SHORT EXERCISE:
From the first line of the data below, repeat each line exactly until you reach the line with "import pandas as pd"; include that line too.

[Start]

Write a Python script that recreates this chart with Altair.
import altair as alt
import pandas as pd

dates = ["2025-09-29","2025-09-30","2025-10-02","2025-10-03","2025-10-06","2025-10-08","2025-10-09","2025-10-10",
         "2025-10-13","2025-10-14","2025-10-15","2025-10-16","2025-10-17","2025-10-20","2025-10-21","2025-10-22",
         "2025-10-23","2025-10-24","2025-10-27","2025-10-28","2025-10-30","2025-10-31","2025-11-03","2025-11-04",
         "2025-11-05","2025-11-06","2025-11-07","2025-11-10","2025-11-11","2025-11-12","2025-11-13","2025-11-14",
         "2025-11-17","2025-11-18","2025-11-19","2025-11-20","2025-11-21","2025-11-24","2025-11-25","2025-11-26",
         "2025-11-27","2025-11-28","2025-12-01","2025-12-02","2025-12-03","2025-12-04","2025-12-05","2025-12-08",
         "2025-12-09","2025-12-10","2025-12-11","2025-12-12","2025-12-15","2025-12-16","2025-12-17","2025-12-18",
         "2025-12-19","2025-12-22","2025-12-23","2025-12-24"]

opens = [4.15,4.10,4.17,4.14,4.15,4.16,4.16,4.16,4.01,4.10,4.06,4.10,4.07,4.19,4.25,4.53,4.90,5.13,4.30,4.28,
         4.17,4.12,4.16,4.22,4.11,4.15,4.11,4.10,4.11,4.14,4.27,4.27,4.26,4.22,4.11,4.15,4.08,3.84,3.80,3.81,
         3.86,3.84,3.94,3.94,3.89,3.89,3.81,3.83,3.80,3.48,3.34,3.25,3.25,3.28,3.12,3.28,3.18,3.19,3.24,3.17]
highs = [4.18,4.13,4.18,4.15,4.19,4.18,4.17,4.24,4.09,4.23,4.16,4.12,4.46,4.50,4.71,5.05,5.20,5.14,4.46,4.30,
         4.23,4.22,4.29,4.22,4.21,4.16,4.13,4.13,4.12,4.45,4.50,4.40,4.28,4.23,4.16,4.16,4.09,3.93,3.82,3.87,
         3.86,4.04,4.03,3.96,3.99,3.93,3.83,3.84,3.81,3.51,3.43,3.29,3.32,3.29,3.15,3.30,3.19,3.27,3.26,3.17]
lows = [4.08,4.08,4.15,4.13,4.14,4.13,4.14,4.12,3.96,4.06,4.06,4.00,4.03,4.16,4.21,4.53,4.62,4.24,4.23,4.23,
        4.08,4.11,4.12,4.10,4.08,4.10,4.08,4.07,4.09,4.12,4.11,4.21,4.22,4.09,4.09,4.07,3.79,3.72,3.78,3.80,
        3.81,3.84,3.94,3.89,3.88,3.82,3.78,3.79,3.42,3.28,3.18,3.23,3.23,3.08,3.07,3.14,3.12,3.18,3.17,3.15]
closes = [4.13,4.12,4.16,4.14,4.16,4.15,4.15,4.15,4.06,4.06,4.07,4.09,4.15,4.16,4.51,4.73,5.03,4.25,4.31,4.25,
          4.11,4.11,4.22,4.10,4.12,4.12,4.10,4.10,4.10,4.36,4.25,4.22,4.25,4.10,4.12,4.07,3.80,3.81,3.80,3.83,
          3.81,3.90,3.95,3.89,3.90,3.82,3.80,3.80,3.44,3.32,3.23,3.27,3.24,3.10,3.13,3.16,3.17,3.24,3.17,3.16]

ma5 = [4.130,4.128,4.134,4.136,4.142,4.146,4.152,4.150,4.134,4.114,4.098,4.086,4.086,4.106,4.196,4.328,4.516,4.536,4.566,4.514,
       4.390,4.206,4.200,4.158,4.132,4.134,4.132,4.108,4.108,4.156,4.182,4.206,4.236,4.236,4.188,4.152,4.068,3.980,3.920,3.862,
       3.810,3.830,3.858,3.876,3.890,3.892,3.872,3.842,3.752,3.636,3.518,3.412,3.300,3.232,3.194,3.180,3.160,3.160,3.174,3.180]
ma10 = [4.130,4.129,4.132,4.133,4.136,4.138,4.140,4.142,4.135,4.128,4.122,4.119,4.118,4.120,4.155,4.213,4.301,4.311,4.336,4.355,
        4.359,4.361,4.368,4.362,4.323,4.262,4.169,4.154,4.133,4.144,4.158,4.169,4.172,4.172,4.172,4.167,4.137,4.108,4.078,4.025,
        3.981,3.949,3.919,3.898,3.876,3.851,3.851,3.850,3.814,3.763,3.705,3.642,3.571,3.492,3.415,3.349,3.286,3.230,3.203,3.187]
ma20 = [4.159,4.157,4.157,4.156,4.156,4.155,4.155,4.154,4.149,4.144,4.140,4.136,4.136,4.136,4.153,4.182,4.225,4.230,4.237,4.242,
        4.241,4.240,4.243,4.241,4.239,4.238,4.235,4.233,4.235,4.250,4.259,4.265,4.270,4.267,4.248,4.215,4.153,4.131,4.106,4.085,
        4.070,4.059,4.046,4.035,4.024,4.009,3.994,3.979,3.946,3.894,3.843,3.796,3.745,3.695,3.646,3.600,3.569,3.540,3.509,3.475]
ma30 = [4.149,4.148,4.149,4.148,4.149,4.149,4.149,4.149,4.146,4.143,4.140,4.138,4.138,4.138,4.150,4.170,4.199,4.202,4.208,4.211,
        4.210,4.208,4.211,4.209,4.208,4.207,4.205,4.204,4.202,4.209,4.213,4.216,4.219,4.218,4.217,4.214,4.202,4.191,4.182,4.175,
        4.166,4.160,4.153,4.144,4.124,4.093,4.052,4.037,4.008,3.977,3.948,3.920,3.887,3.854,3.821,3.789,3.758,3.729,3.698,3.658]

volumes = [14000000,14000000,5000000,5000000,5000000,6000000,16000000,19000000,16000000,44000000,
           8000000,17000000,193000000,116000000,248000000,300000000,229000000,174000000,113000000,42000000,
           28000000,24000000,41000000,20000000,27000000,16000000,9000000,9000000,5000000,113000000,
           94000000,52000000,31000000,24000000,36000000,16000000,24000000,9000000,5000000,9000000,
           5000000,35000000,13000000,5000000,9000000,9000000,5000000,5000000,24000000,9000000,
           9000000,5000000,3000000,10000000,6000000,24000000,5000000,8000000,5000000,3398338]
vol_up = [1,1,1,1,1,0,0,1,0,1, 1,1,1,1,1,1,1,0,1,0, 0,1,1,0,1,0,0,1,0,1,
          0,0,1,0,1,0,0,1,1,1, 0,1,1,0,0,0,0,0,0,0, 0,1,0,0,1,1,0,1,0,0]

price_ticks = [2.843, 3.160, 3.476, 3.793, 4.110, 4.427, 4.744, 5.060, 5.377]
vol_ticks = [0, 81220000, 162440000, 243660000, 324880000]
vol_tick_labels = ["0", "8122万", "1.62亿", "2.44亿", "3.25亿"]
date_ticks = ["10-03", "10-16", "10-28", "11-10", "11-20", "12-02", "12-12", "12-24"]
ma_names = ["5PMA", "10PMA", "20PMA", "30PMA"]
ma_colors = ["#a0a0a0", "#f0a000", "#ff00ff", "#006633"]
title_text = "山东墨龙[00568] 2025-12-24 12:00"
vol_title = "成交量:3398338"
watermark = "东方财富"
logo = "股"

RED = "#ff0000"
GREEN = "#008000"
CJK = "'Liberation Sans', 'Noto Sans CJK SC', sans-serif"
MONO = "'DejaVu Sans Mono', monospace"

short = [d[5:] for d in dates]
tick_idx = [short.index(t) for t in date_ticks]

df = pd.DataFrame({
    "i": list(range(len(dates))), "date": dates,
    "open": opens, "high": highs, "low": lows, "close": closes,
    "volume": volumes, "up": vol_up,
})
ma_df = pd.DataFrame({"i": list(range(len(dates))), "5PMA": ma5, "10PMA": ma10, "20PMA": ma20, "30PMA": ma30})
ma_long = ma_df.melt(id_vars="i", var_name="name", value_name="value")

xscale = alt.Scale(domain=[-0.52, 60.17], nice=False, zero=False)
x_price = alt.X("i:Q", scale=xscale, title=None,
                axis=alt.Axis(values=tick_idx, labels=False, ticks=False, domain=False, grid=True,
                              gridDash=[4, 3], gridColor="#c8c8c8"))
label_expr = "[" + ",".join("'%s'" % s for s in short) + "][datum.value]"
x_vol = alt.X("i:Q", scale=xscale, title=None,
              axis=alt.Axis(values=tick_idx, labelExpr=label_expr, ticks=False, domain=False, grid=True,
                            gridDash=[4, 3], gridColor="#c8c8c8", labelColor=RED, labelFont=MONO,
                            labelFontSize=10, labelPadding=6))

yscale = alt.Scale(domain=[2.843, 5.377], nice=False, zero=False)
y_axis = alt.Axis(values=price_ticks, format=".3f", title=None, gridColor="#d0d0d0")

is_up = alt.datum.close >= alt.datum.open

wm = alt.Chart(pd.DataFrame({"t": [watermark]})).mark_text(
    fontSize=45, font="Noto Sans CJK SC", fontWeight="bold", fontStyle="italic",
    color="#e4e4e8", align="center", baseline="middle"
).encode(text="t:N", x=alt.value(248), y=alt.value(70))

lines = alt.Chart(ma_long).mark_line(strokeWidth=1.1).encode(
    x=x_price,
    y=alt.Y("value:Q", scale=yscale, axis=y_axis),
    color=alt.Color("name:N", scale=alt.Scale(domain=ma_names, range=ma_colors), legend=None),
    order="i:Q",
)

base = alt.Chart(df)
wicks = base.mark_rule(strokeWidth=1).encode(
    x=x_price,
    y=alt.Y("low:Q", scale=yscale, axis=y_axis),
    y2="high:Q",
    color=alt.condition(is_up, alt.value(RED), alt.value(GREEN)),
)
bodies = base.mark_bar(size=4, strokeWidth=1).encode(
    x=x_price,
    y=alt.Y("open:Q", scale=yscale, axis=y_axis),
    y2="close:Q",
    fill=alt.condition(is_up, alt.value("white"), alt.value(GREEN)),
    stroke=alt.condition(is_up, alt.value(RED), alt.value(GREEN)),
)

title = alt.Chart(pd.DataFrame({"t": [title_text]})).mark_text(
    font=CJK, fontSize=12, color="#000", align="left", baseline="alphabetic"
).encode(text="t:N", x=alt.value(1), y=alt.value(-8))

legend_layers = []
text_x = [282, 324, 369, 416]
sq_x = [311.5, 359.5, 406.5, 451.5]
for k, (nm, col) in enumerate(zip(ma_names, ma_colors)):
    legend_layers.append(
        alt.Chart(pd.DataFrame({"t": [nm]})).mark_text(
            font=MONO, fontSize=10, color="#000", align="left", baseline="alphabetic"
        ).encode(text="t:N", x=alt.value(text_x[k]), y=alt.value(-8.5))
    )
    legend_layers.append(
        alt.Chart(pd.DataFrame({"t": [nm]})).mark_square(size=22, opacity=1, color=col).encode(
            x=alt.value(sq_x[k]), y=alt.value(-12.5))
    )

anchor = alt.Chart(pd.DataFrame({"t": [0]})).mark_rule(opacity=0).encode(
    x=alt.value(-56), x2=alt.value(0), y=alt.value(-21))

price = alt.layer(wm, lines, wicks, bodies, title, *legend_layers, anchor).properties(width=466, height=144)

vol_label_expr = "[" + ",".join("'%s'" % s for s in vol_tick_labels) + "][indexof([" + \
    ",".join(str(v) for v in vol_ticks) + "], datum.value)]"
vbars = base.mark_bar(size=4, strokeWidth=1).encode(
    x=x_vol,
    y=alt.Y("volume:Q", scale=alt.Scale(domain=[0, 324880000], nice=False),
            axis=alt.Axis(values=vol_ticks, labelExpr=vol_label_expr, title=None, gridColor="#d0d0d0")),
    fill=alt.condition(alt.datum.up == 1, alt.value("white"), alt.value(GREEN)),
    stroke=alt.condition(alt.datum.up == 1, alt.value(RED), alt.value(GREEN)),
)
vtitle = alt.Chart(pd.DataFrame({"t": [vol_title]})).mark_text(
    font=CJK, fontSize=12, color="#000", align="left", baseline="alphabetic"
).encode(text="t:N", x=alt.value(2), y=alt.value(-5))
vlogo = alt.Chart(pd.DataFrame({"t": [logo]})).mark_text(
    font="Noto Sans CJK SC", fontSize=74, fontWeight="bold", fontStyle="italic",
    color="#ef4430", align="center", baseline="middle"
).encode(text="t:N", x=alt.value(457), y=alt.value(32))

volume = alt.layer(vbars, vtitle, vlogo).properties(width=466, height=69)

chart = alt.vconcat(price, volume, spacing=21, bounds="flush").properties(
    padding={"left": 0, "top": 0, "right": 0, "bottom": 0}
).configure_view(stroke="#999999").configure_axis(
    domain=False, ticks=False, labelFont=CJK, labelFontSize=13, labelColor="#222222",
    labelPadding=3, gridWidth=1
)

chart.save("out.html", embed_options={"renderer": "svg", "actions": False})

[End]

EXERCISE RESPONSE:
Write a Python script that recreates this chart with Altair.
import altair as alt
import pandas as pd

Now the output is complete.